Je croise, entre inconscient et Morphée, des hommes, le plus souvent inconnus qui me troublent.

Je n'ai au réveil que peu de souvenirs de ces orgasmes qui ne m'ont pas réveillée. À moins que, moite et coite, je ne me réveille avant l'acmé, (idée de) coïtus (déjà) interruptus, sentiment suave et frustré.

Une nuit, j'ai joui quand j'ai auditionné, en anglais, morte de trac, Le roi Lear (je ne suis pas comédienne, je ne connais pas une ligne de Lear même si la pièce m'est familière) pour un metteur en scène (dont il est vrai que, dans la réalité, la voix seule me transporte...).

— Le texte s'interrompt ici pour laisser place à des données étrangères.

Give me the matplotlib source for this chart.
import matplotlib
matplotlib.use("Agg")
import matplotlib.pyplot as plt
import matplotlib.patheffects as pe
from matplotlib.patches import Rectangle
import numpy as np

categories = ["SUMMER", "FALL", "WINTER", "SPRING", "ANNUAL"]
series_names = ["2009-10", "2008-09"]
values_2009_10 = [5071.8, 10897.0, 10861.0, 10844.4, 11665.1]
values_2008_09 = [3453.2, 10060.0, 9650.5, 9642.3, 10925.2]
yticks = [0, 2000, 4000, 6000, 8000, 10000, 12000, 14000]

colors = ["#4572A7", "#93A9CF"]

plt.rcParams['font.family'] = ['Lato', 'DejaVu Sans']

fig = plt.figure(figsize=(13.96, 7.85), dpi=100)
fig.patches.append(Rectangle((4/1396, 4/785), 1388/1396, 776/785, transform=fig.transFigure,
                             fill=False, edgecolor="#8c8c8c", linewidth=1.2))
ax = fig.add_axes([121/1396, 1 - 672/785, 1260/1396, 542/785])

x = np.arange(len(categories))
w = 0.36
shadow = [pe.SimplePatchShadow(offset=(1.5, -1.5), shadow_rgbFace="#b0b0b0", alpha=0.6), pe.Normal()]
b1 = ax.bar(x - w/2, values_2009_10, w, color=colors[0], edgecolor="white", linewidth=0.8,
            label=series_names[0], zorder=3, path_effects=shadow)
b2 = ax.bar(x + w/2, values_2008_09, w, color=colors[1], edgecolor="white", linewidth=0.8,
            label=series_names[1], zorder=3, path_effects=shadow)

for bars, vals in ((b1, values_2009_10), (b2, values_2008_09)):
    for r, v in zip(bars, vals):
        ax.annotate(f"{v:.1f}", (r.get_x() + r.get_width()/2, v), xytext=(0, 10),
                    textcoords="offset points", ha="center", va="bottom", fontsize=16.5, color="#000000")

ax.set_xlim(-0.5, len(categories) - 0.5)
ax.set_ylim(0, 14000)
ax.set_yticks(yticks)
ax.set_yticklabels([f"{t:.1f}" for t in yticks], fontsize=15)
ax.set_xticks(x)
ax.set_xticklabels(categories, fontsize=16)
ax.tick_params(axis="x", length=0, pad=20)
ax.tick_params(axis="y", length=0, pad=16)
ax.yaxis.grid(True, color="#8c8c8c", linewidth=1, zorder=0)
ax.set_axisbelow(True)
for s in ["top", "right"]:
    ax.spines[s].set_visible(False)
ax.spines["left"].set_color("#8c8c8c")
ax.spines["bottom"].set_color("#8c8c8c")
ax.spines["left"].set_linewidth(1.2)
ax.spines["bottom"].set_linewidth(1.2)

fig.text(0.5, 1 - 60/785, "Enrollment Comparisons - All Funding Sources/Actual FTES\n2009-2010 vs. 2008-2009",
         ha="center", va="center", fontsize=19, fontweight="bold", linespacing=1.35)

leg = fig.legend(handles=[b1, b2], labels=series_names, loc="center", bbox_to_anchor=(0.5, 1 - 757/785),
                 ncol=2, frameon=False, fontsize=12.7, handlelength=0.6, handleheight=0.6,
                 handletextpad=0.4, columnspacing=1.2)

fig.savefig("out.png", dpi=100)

Une autre, un danseur au corps parfait me prenait comme un garçon, mon échine entre ses dents.

D'autres fois, c'est plus flou, il y a du cuir, des lanières, des mains infatigables, des agaceries préliminaires, une tension ténue, une excitation épaisse. Rien d'autre, juste l'agacement, l'envie, l'ambiance, le penchant, l'imagerie, qui se nourrissent et s'autosuffisent. En position fœtale, je me love dans ces sensations diffuses.

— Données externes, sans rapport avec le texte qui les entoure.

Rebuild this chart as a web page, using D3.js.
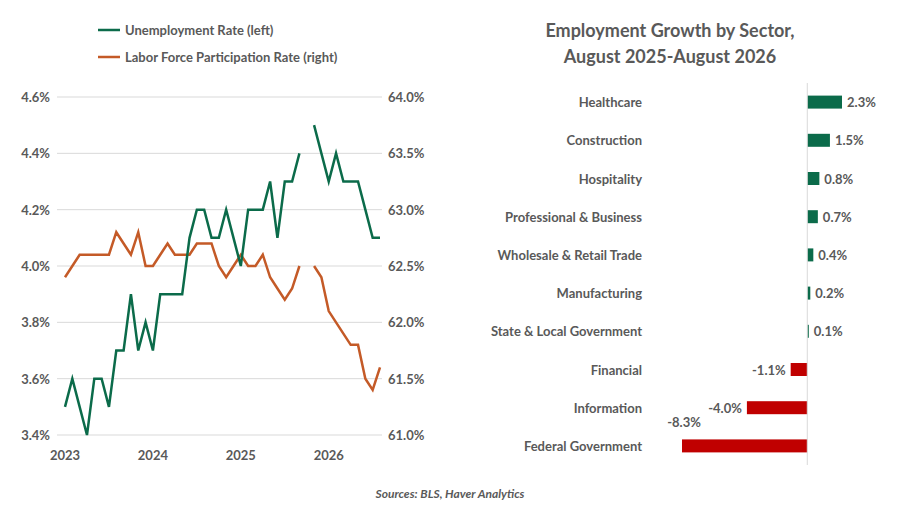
<!DOCTYPE html>
<html><head><meta charset="utf-8">
<script src="https://cdn.jsdelivr.net/npm/d3@7"></script>
<style>body{margin:0;background:#fff}text{font-family:Lato,"Liberation Sans",sans-serif}</style>
</head><body><svg width="903" height="523"></svg>
<script>
// monthly from Jan 2023; null = missing (Oct 2025)
const unemp = [3.5,3.6,3.5,3.4,3.6,3.6,3.5,3.7,3.7,3.9,3.7,3.8,
  3.7,3.9,3.9,3.9,3.9,4.1,4.2,4.2,4.1,4.1,4.2,4.1,
  4.0,4.2,4.2,4.2,4.3,4.1,4.3,4.3,4.4,null,4.5,4.4,
  4.3,4.4,4.3,4.3,4.3,4.2,4.1,4.1];
const lfpr = [62.4,62.5,62.6,62.6,62.6,62.6,62.6,62.8,62.7,62.6,62.8,62.5,
  62.5,62.6,62.7,62.6,62.6,62.6,62.7,62.7,62.7,62.5,62.4,62.5,
  62.6,62.5,62.5,62.6,62.4,62.3,62.2,62.3,62.5,null,62.5,62.4,
  62.1,62.0,61.9,61.8,61.8,61.5,61.4,61.6];
const yearLabels = ["2023","2024","2025","2026"];
const leftTicks = [3.4,3.6,3.8,4.0,4.2,4.4,4.6];
const rightTicks = [61.0,61.5,62.0,62.5,63.0,63.5,64.0];
const sectors = ["Healthcare","Construction","Hospitality","Professional & Business","Wholesale & Retail Trade","Manufacturing","State & Local Government","Financial","Information","Federal Government"];
const growth = [2.3,1.5,0.8,0.7,0.4,0.2,0.1,-1.1,-4.0,-8.3];

const svg = d3.select("svg");
const green = "#0b6b4a", orange = "#c45a27", red = "#c00000", grey = "#595959";

const x = d3.scaleLinear().domain([0, unemp.length - 1]).range([65, 380]);
const yL = d3.scaleLinear().domain([3.4, 4.6]).range([435, 97]);
const yR = d3.scaleLinear().domain([61.0, 64.0]).range([435, 97]);

svg.append("g").selectAll("line").data(leftTicks).join("line")
  .attr("x1", 57).attr("x2", 382).attr("y1", d => yL(d)).attr("y2", d => yL(d))
  .attr("stroke", "#d9d9d9");
svg.append("g").selectAll("text").data(leftTicks).join("text")
  .attr("x", 50).attr("y", d => yL(d) + 5).attr("text-anchor", "end")
  .attr("font-size", 13).attr("font-weight", "bold").attr("fill", grey)
  .text(d => d.toFixed(1) + "%");
svg.append("g").selectAll("text").data(rightTicks).join("text")
  .attr("x", 388).attr("y", d => yR(d) + 5)
  .attr("font-size", 13).attr("font-weight", "bold").attr("fill", grey)
  .text(d => d.toFixed(1) + "%");
svg.append("g").selectAll("text").data(yearLabels).join("text")
  .attr("x", (d, i) => x(i * 12)).attr("y", 460).attr("text-anchor", "middle")
  .attr("font-size", 13).attr("font-weight", "bold").attr("fill", grey).text(d => d);

const lineL = d3.line().defined(d => d != null).x((d, i) => x(i)).y(d => yL(d));
const lineR = d3.line().defined(d => d != null).x((d, i) => x(i)).y(d => yR(d));
svg.append("path").attr("d", lineR(lfpr)).attr("fill", "none").attr("stroke", orange).attr("stroke-width", 2.5);
svg.append("path").attr("d", lineL(unemp)).attr("fill", "none").attr("stroke", green).attr("stroke-width", 2.5);

[["Unemployment Rate (left)", green, 30], ["Labor Force Participation Rate (right)", orange, 57]].forEach(([t, c, yy]) => {
  svg.append("line").attr("x1", 98).attr("x2", 120).attr("y1", yy).attr("y2", yy).attr("stroke", c).attr("stroke-width", 2.5);
  svg.append("text").attr("x", 125).attr("y", yy + 5).attr("font-size", 13).attr("font-weight", "bold").attr("fill", grey).text(t);
});

// bar chart
const xb = d3.scaleLinear().domain([-8.3, 2.3]).range([682, 842]);
const yb = d3.scaleBand().domain(sectors).range([83, 465]).paddingInner(0.66).paddingOuter(0.33);
svg.append("text").attr("x", 670).attr("y", 37).attr("text-anchor", "middle").attr("font-size", 18).attr("font-weight", "bold").attr("fill", grey).text("Employment Growth by Sector,");
svg.append("text").attr("x", 670).attr("y", 63).attr("text-anchor", "middle").attr("font-size", 18).attr("font-weight", "bold").attr("fill", grey).text("August 2025-August 2026");
svg.append("g").selectAll("rect").data(growth).join("rect")
  .attr("x", d => xb(Math.min(0, d))).attr("width", d => Math.abs(xb(d) - xb(0)))
  .attr("y", (d, i) => yb(sectors[i])).attr("height", yb.bandwidth())
  .attr("fill", d => d < 0 ? red : green);
svg.append("line").attr("x1", xb(0)).attr("x2", xb(0)).attr("y1", 83).attr("y2", 465).attr("stroke", "#d9d9d9");
svg.append("g").selectAll("text").data(sectors).join("text")
  .attr("x", 642).attr("y", d => yb(d) + yb.bandwidth() / 2 + 5).attr("text-anchor", "end")
  .attr("font-size", 13).attr("font-weight", "bold").attr("fill", grey).text(d => d);
svg.append("g").selectAll("text").data(growth).join("text")
  .attr("x", d => d >= 0 ? xb(d) + 5 : (xb(d) < 700 ? xb(d) + 2 : xb(d) - 5))
  .attr("y", (d, i) => yb(sectors[i]) + yb.bandwidth() / 2 + 5 - (d < 0 && xb(d) < 700 ? 24 : 0))
  .attr("text-anchor", d => d >= 0 ? "start" : (xb(d) < 700 ? "middle" : "end"))
  .attr("font-size", 13).attr("font-weight", "bold").attr("fill", grey)
  .text(d => d.toFixed(1) + "%");

svg.append("text").attr("x", 450).attr("y", 498).attr("text-anchor", "middle").attr("font-size", 12)
  .attr("font-style", "italic").attr("font-weight", "bold").attr("fill", grey).text("Sources: BLS, Haver Analytics");
</script></body></html>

Alors, je m'étire, je me lève et, toute la journée, je poursuis mes songes de la nuit, des rêves dont il ne reste que des bribes, comme des filaments de barbe-à-papa poussés par une tempête qui ne laissent ni trace, ni goût, juste une odeur de sucre.

Et à toi qui n'est pas dans ma tête, je demande sans mots ou avec des phrases maladroites, de me rendre, sur et dans la chair, ces chimères que le sommeil m'a refusées.